■ WHAT TO WORK ON
Give only the number of lines in the records that include the string "this".

■ EXERCISE DATA

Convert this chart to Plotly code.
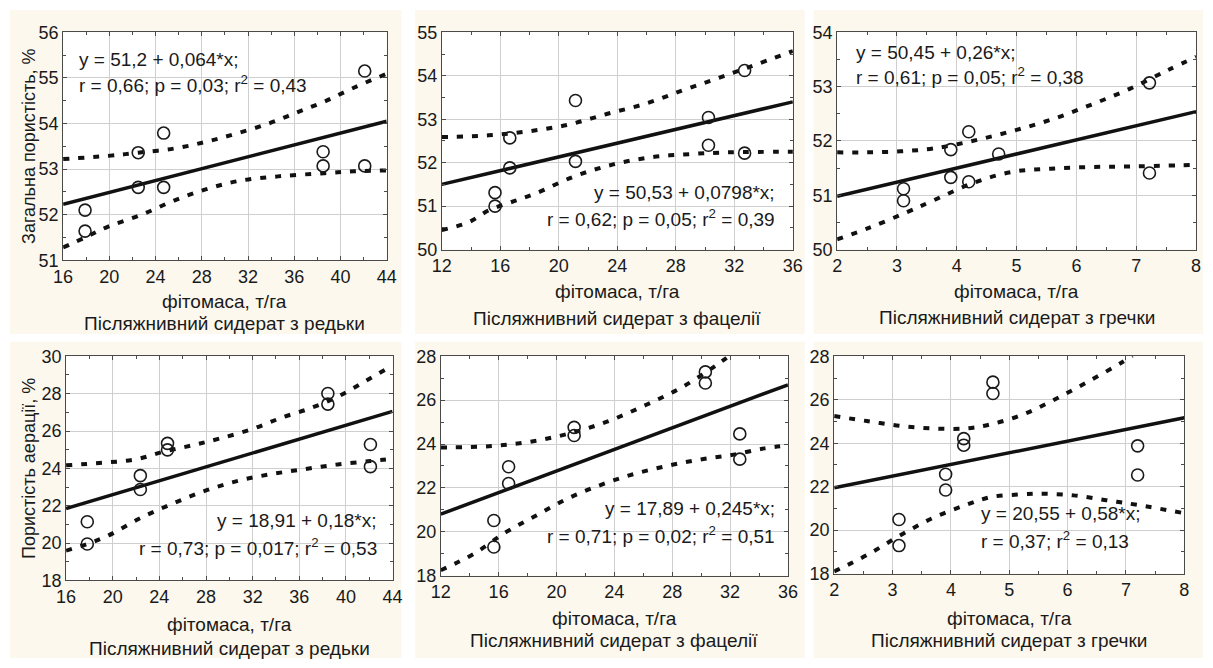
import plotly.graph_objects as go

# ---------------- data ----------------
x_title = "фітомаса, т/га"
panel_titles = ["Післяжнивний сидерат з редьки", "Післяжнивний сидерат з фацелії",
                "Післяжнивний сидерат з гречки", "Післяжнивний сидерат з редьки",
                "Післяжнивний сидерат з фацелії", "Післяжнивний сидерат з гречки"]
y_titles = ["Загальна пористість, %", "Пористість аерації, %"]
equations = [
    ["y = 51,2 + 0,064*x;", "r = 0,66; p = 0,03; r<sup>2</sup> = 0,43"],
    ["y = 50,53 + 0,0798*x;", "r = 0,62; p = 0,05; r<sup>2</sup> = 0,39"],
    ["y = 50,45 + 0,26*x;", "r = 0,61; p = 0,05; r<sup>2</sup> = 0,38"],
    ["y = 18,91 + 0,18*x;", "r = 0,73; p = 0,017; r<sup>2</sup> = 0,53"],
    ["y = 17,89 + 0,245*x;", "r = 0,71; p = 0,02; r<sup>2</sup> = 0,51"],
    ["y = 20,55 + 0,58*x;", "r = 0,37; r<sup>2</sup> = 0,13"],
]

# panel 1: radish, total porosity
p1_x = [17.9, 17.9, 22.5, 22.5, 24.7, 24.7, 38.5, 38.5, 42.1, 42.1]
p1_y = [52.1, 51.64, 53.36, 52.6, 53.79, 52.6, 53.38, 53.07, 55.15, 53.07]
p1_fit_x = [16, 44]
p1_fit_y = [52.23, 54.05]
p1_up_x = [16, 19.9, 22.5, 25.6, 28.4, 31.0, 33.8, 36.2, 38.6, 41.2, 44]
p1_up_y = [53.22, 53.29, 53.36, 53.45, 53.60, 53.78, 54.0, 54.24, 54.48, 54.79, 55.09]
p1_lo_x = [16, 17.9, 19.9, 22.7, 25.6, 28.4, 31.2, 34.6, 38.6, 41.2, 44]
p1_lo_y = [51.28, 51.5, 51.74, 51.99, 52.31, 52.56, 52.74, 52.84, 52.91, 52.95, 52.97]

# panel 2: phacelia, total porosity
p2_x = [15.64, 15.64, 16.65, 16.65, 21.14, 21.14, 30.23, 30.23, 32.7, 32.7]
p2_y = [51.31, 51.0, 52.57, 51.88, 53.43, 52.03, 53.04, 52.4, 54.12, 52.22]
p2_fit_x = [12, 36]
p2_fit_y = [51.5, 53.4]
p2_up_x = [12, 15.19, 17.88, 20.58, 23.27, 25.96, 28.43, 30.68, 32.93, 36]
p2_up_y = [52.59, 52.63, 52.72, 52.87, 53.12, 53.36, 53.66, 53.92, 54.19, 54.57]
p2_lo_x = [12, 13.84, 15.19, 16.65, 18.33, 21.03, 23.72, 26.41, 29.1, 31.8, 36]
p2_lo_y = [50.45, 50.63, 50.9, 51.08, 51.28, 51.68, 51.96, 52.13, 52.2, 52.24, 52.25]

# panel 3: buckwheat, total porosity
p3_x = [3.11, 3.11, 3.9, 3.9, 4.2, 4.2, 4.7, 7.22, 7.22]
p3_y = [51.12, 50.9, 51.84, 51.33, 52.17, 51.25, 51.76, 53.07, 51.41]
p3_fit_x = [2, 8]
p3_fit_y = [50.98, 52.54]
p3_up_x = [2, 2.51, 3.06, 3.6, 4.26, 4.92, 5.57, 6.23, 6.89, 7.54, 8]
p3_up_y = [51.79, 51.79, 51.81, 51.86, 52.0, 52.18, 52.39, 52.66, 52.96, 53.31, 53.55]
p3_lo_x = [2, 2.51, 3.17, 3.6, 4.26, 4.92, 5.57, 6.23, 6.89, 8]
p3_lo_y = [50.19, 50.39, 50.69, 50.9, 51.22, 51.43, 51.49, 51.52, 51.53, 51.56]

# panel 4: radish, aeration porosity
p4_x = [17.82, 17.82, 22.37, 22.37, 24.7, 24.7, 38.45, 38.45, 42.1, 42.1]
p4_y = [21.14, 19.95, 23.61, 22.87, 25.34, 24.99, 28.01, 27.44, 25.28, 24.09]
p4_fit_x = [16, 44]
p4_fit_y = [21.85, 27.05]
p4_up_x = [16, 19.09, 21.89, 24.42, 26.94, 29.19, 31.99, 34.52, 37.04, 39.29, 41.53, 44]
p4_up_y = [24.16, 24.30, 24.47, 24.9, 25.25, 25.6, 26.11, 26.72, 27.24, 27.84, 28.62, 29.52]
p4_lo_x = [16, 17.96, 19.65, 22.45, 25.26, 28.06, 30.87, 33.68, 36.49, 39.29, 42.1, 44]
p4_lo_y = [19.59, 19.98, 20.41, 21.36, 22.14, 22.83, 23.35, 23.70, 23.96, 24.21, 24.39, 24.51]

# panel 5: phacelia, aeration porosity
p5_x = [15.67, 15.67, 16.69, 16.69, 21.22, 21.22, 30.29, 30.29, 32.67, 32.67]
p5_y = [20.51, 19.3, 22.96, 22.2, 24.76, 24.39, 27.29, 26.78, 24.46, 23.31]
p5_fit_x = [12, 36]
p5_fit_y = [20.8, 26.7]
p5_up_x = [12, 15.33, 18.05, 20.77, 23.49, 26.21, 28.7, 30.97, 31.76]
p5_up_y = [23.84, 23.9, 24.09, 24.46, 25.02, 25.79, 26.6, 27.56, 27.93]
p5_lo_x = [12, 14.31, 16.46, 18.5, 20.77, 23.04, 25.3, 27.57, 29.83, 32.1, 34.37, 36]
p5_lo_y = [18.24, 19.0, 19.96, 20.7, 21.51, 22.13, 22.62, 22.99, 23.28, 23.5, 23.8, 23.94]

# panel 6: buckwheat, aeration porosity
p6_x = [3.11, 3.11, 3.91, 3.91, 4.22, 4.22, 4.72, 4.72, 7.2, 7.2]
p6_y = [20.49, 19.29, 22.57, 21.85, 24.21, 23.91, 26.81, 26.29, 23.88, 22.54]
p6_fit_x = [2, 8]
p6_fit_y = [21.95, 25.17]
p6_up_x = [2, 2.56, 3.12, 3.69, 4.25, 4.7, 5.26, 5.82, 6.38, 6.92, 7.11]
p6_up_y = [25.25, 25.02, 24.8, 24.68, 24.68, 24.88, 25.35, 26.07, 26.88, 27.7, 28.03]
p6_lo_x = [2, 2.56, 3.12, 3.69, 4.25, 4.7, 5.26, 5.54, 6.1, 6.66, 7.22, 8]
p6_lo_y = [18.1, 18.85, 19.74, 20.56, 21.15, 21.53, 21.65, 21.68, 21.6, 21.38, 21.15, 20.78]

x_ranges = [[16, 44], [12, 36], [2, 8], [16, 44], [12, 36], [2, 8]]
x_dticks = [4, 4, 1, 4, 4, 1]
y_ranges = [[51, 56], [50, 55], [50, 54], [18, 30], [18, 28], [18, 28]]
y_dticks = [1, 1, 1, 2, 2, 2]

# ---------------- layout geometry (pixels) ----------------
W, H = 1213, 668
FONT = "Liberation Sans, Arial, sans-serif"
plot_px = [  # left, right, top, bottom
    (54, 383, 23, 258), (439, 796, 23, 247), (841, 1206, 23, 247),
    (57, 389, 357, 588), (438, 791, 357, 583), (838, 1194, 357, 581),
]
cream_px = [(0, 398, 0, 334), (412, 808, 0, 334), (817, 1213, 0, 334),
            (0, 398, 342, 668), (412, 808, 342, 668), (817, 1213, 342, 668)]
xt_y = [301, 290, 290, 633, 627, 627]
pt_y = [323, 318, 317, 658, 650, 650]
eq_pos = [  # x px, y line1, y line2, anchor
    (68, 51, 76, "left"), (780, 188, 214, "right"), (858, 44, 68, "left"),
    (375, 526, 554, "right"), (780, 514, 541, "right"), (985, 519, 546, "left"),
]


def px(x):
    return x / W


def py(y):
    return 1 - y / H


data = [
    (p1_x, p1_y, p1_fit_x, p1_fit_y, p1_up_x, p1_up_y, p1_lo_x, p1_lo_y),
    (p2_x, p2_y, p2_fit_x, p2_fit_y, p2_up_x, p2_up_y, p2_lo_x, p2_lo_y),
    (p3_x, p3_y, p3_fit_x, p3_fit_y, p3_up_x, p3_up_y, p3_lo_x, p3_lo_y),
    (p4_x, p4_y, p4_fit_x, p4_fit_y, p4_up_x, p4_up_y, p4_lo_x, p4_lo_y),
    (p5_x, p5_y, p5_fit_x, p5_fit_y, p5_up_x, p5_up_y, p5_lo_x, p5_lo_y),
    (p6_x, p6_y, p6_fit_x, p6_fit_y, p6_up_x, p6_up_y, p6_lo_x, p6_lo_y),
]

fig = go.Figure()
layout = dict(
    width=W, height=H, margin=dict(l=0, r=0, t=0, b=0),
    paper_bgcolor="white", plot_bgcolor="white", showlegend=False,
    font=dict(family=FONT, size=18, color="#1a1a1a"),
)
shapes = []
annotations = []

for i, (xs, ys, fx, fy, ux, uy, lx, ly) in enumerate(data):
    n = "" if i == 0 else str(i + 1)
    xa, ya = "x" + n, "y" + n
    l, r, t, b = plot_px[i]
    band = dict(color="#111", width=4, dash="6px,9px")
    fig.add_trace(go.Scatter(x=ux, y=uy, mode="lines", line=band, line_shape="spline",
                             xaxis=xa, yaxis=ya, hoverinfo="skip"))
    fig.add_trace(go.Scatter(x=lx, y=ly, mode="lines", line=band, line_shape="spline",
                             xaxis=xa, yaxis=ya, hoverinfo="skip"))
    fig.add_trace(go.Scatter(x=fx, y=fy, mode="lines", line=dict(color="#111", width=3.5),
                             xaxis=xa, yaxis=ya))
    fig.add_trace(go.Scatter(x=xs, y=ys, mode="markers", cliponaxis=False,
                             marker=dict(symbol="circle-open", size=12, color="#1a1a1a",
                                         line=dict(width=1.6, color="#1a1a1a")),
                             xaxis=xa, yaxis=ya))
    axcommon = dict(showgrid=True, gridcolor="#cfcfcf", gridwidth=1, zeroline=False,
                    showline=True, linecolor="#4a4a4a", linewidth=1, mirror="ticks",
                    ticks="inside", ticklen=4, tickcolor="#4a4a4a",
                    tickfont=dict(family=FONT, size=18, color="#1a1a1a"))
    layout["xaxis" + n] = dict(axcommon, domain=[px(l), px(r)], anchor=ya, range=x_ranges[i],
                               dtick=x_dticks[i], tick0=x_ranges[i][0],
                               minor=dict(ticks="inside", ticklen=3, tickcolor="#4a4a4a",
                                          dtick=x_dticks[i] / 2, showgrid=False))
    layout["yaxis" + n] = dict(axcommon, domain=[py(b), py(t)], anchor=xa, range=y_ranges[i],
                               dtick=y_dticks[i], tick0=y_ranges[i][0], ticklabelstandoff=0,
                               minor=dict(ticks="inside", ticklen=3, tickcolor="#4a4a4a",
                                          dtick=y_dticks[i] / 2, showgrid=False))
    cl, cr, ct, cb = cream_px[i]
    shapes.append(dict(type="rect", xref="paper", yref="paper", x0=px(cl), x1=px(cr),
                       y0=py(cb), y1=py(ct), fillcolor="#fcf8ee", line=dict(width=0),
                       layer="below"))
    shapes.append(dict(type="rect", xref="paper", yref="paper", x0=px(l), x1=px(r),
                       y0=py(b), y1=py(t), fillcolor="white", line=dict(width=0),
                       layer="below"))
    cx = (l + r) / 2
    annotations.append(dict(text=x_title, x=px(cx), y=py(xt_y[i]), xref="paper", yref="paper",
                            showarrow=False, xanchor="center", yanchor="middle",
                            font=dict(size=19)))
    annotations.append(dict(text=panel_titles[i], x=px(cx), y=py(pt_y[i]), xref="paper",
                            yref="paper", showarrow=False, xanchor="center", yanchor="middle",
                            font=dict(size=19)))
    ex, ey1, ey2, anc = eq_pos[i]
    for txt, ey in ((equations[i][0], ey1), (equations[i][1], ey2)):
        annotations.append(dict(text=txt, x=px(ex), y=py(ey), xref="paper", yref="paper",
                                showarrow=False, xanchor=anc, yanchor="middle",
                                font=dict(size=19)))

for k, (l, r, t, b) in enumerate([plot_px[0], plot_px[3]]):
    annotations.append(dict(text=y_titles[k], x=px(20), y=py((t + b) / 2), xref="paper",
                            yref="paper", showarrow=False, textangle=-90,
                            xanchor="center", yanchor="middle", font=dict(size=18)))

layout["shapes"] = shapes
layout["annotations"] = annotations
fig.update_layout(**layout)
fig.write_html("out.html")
---
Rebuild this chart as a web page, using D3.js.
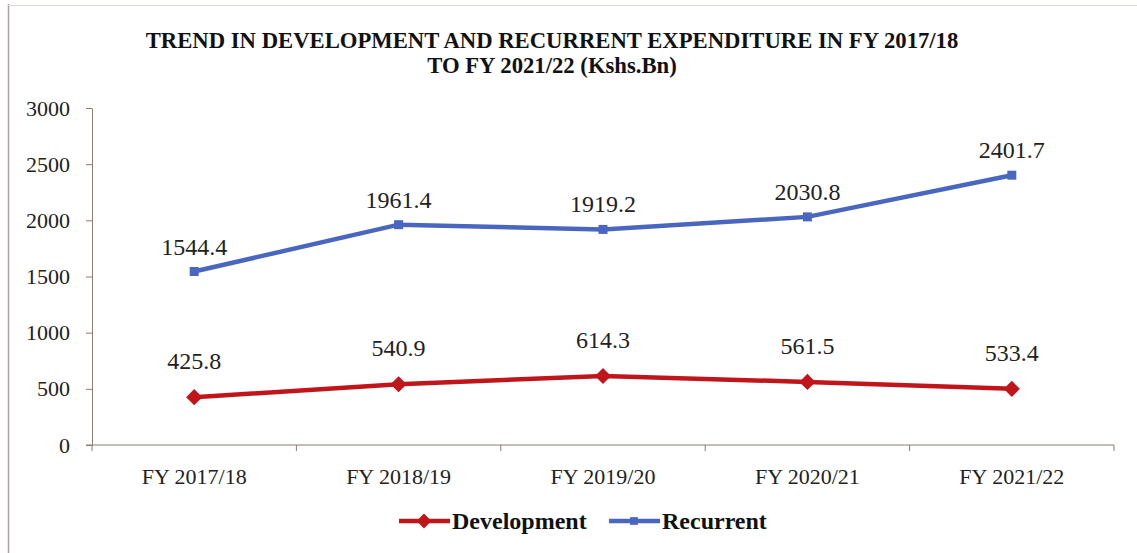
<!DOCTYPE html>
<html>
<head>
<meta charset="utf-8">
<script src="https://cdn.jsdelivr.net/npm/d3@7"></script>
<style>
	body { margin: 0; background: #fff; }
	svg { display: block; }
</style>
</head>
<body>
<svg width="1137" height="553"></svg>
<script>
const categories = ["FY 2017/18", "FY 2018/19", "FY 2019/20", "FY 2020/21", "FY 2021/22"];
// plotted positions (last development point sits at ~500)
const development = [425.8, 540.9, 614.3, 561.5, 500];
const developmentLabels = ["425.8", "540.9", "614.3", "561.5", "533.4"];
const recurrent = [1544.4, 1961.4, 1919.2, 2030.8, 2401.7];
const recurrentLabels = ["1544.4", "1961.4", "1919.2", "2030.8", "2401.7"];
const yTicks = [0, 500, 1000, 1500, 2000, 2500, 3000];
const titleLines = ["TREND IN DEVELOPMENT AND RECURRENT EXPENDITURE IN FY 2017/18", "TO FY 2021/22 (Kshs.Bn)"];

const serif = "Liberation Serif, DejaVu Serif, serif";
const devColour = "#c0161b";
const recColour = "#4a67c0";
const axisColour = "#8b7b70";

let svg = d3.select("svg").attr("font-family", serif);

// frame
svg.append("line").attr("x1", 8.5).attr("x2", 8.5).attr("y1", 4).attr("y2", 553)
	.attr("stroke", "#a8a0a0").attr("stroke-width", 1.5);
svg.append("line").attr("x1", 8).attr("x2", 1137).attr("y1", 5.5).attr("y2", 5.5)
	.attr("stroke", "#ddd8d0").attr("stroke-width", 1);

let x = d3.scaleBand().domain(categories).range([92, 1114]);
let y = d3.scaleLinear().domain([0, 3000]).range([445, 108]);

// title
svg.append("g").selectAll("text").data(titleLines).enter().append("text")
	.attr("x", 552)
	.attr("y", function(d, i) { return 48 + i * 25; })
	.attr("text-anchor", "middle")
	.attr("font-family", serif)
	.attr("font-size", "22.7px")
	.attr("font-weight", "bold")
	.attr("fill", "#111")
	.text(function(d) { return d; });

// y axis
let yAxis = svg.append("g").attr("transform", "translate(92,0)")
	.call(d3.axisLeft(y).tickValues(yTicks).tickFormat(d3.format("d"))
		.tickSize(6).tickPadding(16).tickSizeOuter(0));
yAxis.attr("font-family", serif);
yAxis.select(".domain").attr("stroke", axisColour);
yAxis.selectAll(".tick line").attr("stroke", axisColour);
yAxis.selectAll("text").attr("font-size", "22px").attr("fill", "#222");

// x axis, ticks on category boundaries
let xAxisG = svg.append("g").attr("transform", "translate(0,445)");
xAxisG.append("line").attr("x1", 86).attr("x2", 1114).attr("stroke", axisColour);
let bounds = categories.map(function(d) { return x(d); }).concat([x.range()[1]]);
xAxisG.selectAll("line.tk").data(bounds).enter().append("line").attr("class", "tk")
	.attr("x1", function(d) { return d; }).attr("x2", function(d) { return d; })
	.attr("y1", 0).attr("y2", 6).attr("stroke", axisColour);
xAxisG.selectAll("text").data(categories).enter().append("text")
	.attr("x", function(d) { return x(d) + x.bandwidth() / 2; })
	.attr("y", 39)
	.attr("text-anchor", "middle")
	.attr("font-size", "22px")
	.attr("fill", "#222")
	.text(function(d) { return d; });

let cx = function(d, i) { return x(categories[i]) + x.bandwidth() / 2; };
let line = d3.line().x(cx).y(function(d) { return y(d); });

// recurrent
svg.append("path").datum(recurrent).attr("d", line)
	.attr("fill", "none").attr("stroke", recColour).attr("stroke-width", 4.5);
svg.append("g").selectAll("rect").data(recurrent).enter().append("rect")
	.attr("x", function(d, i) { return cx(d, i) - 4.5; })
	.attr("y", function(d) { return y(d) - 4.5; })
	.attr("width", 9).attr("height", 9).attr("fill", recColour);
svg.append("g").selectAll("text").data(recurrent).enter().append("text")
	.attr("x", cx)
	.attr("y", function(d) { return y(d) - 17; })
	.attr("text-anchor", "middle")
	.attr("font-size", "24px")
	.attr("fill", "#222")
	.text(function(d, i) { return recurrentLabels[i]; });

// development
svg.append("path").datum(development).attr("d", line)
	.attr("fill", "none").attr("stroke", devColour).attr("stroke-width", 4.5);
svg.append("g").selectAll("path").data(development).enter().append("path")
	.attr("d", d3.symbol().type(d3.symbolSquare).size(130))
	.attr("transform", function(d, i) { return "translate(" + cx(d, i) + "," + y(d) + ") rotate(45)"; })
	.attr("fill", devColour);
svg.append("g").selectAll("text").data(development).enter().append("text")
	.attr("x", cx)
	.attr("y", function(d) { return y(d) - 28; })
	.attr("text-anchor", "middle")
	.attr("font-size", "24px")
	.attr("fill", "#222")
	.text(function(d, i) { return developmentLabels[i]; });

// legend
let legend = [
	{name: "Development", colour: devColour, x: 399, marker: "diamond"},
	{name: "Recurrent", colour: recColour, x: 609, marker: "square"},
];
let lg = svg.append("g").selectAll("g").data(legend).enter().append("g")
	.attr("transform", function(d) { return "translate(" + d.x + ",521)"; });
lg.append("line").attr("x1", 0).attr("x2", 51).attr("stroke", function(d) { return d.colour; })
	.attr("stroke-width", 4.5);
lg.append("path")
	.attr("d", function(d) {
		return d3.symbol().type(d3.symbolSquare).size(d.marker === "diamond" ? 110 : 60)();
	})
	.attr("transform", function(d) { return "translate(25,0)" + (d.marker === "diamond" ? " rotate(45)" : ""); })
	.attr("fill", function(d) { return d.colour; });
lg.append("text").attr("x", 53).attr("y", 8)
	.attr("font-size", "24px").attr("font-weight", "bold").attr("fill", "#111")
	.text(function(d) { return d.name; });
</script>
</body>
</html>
--
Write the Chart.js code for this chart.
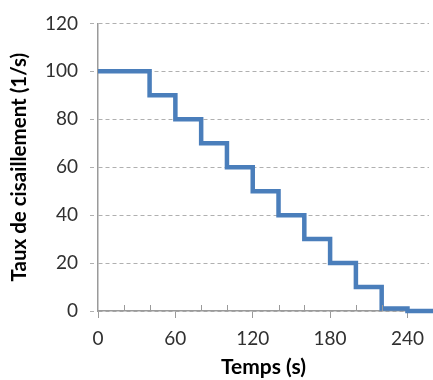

■ ANSWER TO THE TASK
3